Even students flying for fun benefit from that structure. AOPA emphasizes choosing a school that fits your personal goals, not just a generic idea of training. That is wise. The student aiming for occasional weekend flying still deserves organized, transparent progress tracking. This is not only about career pipelines or highly formal operations. It is about effective learning in an activity where details matter and confidence should be earned, not guessed at.
And for the student with bigger ambitions, the value multiplies. More ratings, more instructors, more complex scheduling, and more varied training environments all increase the need for accurate, useful records. Early discipline pays dividends.
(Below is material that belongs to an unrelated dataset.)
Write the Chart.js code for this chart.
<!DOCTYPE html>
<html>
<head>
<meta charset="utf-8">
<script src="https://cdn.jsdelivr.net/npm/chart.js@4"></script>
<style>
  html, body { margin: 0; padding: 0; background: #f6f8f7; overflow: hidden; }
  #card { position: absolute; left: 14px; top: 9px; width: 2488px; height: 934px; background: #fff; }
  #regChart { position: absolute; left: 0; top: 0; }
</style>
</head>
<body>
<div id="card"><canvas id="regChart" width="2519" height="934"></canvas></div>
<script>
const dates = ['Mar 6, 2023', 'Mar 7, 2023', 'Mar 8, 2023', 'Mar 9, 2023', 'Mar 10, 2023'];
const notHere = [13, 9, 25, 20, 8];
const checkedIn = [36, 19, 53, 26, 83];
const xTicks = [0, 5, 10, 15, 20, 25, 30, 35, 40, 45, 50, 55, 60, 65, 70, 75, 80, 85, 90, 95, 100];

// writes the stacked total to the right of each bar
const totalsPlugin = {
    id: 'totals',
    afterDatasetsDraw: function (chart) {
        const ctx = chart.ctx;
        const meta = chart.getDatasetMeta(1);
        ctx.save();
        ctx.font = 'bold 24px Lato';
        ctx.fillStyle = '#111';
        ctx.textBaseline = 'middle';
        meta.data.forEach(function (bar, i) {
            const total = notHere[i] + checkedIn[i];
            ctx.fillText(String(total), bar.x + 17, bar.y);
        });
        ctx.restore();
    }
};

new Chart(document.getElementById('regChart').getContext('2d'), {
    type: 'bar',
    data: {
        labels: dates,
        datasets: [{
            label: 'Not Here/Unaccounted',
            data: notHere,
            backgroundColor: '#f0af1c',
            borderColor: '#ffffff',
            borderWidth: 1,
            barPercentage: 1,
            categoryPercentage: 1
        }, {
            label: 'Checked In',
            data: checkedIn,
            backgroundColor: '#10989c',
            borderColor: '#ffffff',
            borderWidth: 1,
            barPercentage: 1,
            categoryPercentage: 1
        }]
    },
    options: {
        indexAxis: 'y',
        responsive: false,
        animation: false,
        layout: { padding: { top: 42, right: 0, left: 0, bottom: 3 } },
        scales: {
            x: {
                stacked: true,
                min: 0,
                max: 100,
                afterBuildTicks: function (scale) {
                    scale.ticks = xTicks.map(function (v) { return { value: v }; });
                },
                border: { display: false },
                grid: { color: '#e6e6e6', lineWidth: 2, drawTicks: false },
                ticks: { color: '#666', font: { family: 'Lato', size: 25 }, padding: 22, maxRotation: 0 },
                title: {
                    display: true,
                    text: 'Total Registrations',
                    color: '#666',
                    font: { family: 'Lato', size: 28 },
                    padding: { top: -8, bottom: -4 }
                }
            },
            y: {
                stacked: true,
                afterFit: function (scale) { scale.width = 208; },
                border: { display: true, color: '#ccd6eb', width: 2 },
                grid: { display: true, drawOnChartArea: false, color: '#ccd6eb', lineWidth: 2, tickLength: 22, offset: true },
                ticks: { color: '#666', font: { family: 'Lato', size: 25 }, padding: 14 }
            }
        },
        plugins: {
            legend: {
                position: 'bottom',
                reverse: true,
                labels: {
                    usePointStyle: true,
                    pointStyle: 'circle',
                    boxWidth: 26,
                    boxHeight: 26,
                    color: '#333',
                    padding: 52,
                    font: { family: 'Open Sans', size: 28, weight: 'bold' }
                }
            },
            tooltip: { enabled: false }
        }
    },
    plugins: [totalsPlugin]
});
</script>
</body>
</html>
The schools that help students keep moving
A good pilot school does not merely rent airplanes and assign instructors. It creates a training environment where progress can be seen, measured, and sustained. The FAA notes that approved schools may offer more training aids, dedicated facilities, and scheduling flexibility, and those features can support a smoother path. But regardless of school type, the heart of the matter is still the same. The student should never feel lost in the system, and the instructor should never have to rebuild the training picture from scratch at the start of each lesson.
Flying is adventurous by nature. It asks people to step into weather, motion, radio chatter, and decision-making that once looked impossibly complex from the ground. That adventure deserves a sturdy framework. Record-keeping and progress tracking are part of that framework. They turn scattered experiences into coherent training. They protect momentum when real life intervenes. They help students see the runway ahead instead of just the turbulence in the moment.
The romance of flight may begin with a first takeoff. The craft of becoming a pilot is built lesson by lesson, note by note, debrief by debrief. The schools that understand that are usually the ones that carry students farther, faster, and with fewer unnecessary detours.